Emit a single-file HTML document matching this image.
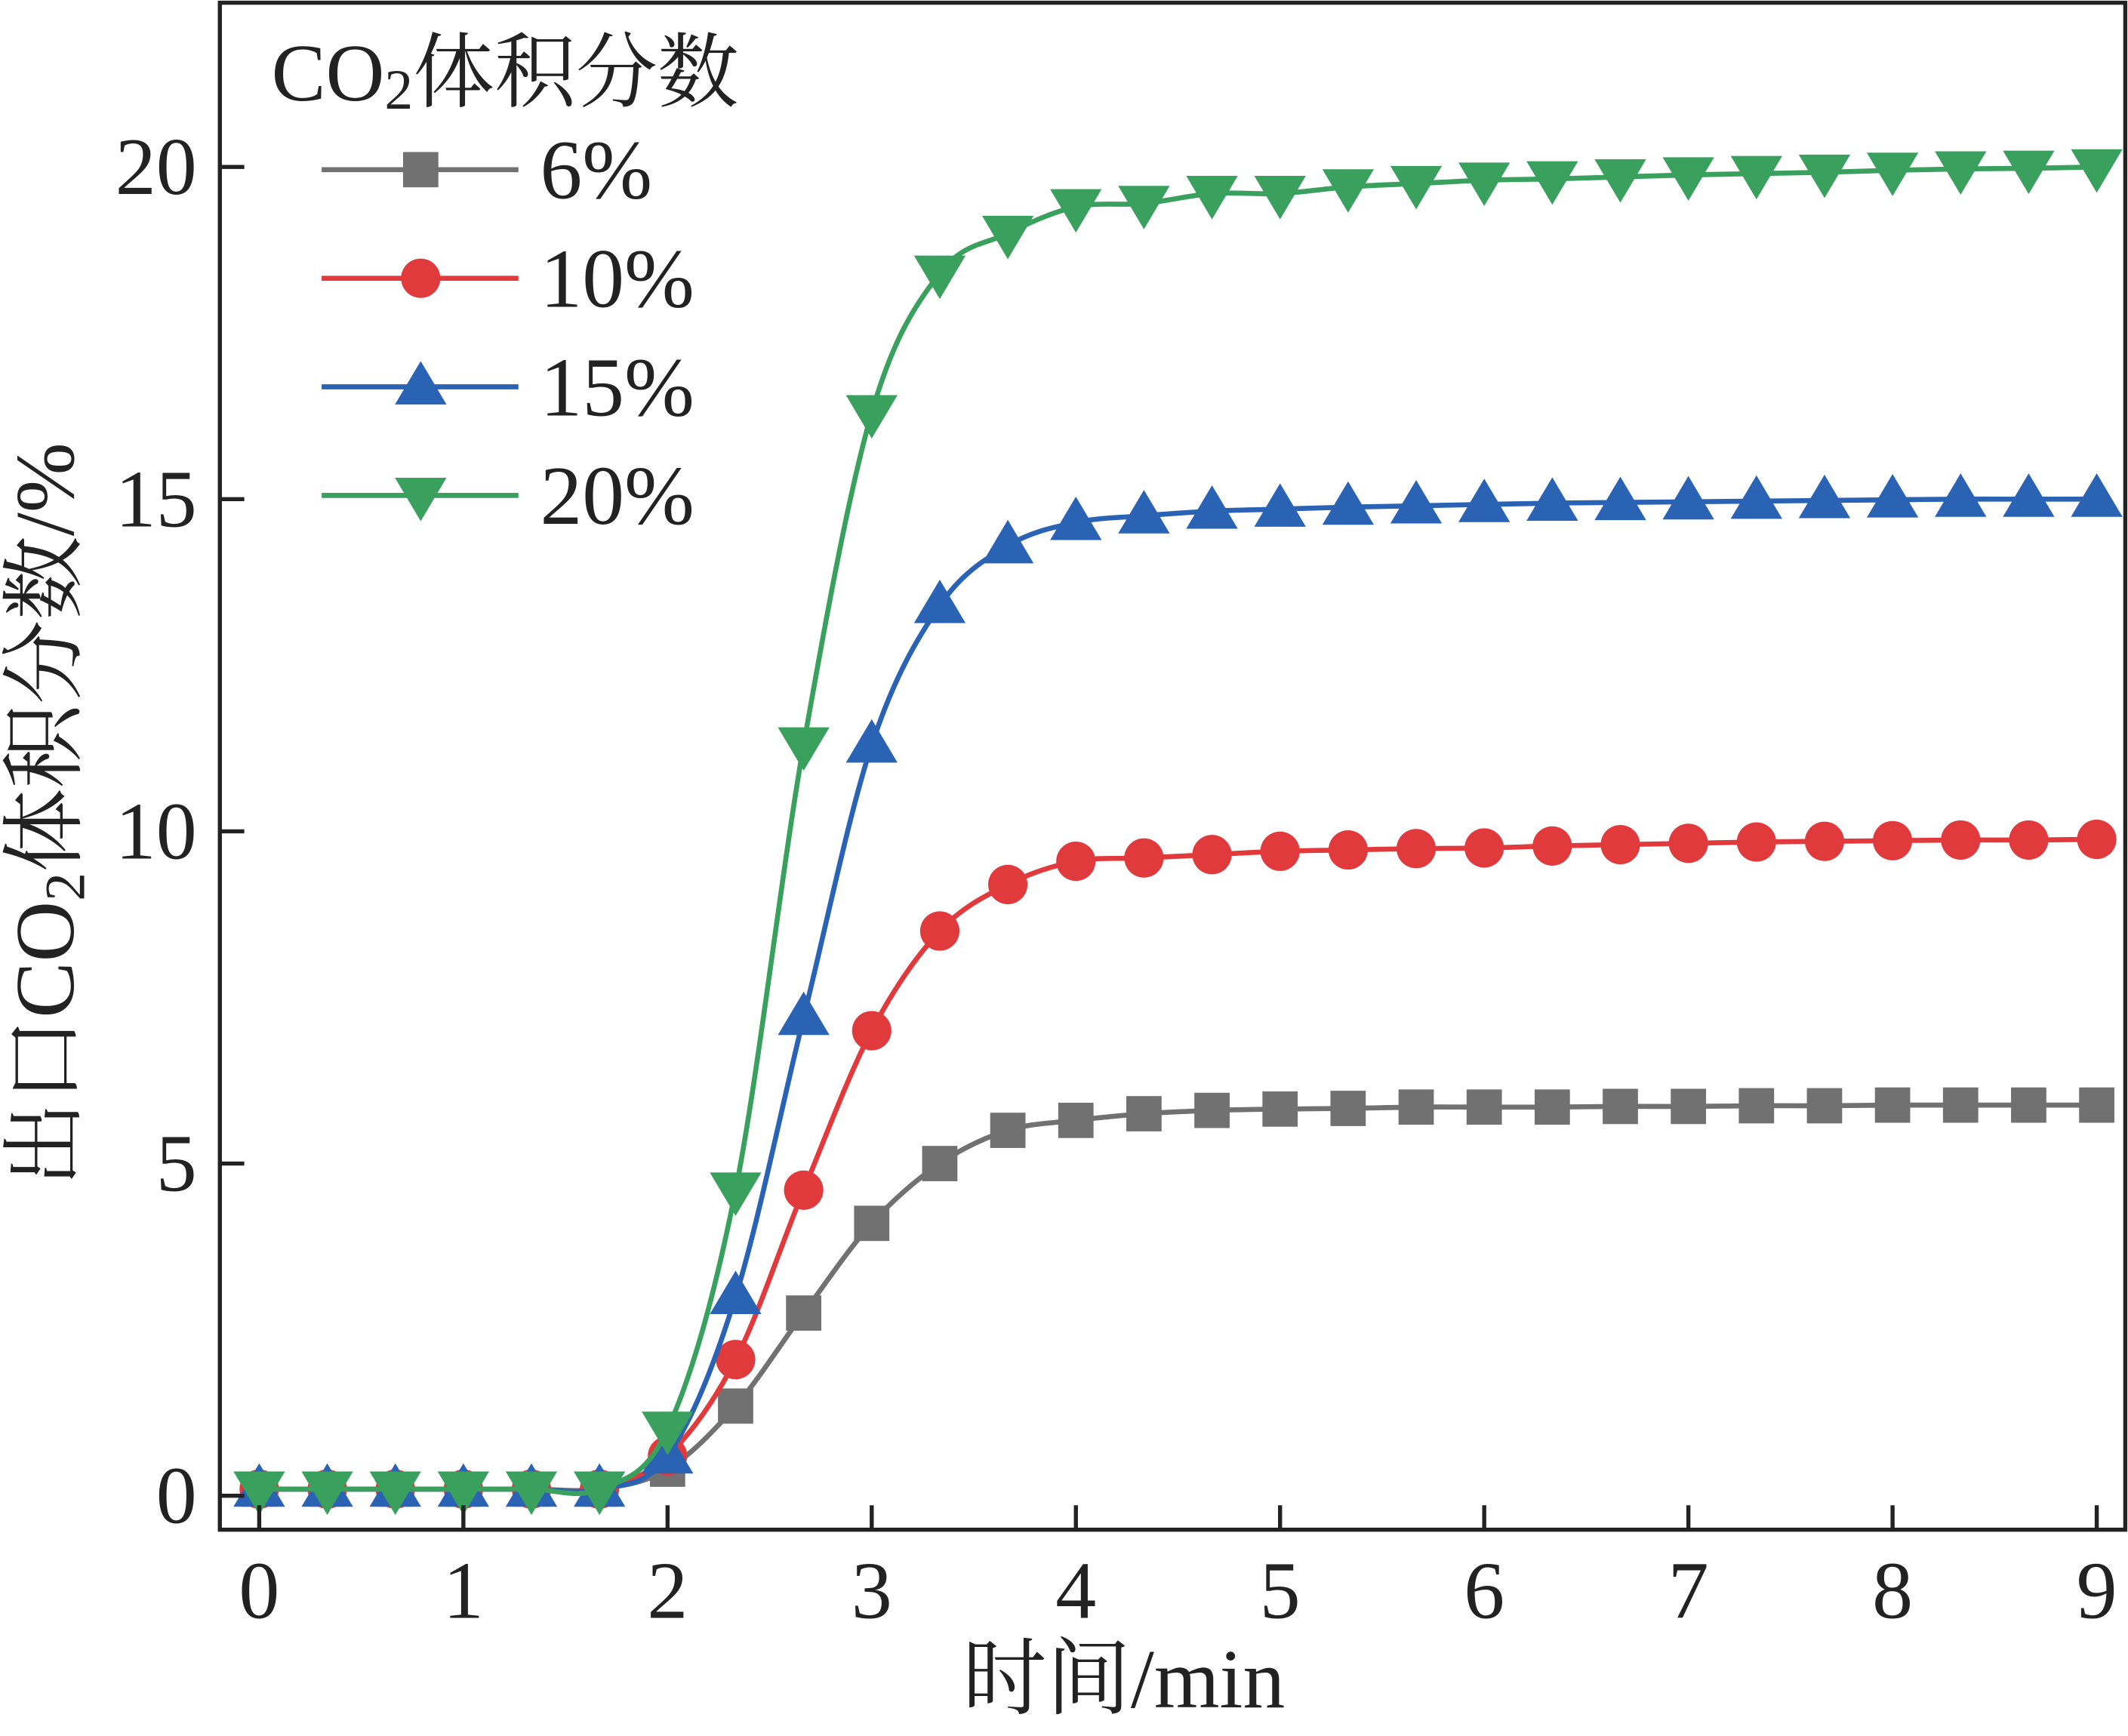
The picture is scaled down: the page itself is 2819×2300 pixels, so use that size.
<!DOCTYPE html>
<html><head><meta charset="utf-8">
<style>
html,body{margin:0;padding:0;background:#fff;}
svg{display:block;}
text{font-family:"Liberation Serif","Noto Serif CJK SC",serif;fill:#222;}
</style></head>
<body>
<svg id="s" width="2819" height="2300" viewBox="0 0 1568 1279" preserveAspectRatio="none" xmlns="http://www.w3.org/2000/svg">
<g id="plot"></g>
<rect x="162" y="2" width="1404" height="1125" fill="none" stroke="#222" stroke-width="3"/>
<g id="ticks" stroke="#222" stroke-width="3"></g>
<g font-size="60" text-anchor="middle" id="xl"></g>
<g font-size="60" text-anchor="end" id="yl"></g>
<text x="828" y="1258" font-size="62" text-anchor="middle">时间/min</text>
<text transform="translate(54,600) rotate(-90)" font-size="62" text-anchor="middle">出口CO<tspan font-size="42" dy="8">2</tspan><tspan dy="-8">体积分数/%</tspan></text>
<text x="200" y="74" font-size="60">CO<tspan font-size="42" dy="6">2</tspan><tspan dy="-6">体积分数</tspan></text>
<g id="leg"></g>
</svg>
<script>
const NS="http://www.w3.org/2000/svg";
function X(t){return 191+t*150.44;}
function Y(v){return 1102-v*48.95;}
function el(p,tag,a,txt){const e=document.createElementNS(NS,tag);for(const k in a)e.setAttribute(k,a[k]);if(txt!=null)e.textContent=txt;document.getElementById(p).appendChild(e);return e;}
for(let i=0;i<=9;i++){el('ticks','line',{x1:X(i),x2:X(i),y1:1127,y2:1109});el('xl','text',{x:X(i),y:1192},i);}
for(let v=0;v<=20;v+=5){el('ticks','line',{x1:162,x2:180,y1:Y(v),y2:Y(v)});el('yl','text',{x:145,y:Y(v)+20},v);}
const base=[0.1,0.1,0.1,0.1,0.1,0.1];
const S=[
 {c:'#717171',m:'sq',d:base.concat([0.4,1.35,2.75,4.1,5.0,5.5,5.65,5.75,5.8,5.82,5.83,5.85,5.85,5.85,5.86,5.86,5.87,5.87,5.88,5.88,5.88,5.88])},
 {c:'#e03a3c',m:'ci',d:base.concat([0.6,2.05,4.6,7.0,8.5,9.2,9.55,9.6,9.65,9.7,9.72,9.74,9.75,9.78,9.8,9.82,9.84,9.85,9.86,9.87,9.87,9.88])},
 {c:'#2a62b4',m:'up',d:base.concat([0.6,3.0,7.2,11.3,13.4,14.3,14.65,14.75,14.82,14.85,14.88,14.9,14.92,14.94,14.95,14.96,14.97,14.98,14.99,15.0,15.0,15.0])},
 {c:'#3aa05e',m:'dn',d:base.concat([1.0,4.6,11.3,16.3,18.4,19.0,19.4,19.45,19.6,19.6,19.7,19.75,19.8,19.82,19.85,19.88,19.9,19.92,19.95,19.97,19.98,20.0])}
];
function marker(g,m,x,y,c){
 if(m=='sq')el(g,'rect',{x:x-13,y:y-13,width:26,height:26,fill:c});
 else if(m=='ci')el(g,'circle',{cx:x,cy:y,r:14.5,fill:c});
 else if(m=='up')el(g,'polygon',{points:`${x},${y-19} ${x-19},${y+13} ${x+19},${y+13}`,fill:c});
 else el(g,'polygon',{points:`${x},${y+19} ${x-19},${y-13} ${x+19},${y-13}`,fill:c});
}
function path(pts){let d=`M${pts[0][0]},${pts[0][1]}`;for(let i=0;i<pts.length-1;i++){const p0=pts[Math.max(0,i-1)],p1=pts[i],p2=pts[i+1],p3=pts[Math.min(pts.length-1,i+2)];d+=` C${p1[0]+(p2[0]-p0[0])/6},${p1[1]+(p2[1]-p0[1])/6} ${p2[0]-(p3[0]-p1[0])/6},${p2[1]-(p3[1]-p1[1])/6} ${p2[0]},${p2[1]}`;}return d;}
S.forEach(s=>{
 const pts=s.d.map((v,i)=>[X(i/3),Y(v)]);
 el('plot','path',{d:path(pts),fill:'none',stroke:s.c,'stroke-width':3.7});
 pts.forEach(p=>marker('plot',s.m,p[0],p[1],s.c));
});
const labs=['6%','10%','15%','20%'];
S.forEach((s,i)=>{const y=125+i*80;
 el('leg','line',{x1:237,x2:382,y1:y,y2:y,stroke:s.c,'stroke-width':3.7});
 marker('leg',s.m,310,y,s.c);
 el('leg','text',{x:398,y:y+21,'font-size':62},labs[i]);
});
</script>
</body></html>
::::::
- **Aim of the exercise**
Scan the lines for the string "size". Copy out each line that matches.

- **Worked answer**
The picture is scaled down: the page itself is 2819×2300 pixels, so use that size.
<g font-size="60" text-anchor="middle" id="xl"></g>
<g font-size="60" text-anchor="end" id="yl"></g>
<text x="828" y="1258" font-size="62" text-anchor="middle">时间/min</text>
<text transform="translate(54,600) rotate(-90)" font-size="62" text-anchor="middle">出口CO<tspan font-size="42" dy="8">2</tspan><tspan dy="-8">体积分数/%</tspan></text>
<text x="200" y="74" font-size="60">CO<tspan font-size="42" dy="6">2</tspan><tspan dy="-6">体积分数</tspan></text>
 el('leg','text',{x:398,y:y+21,'font-size':62},labs[i]);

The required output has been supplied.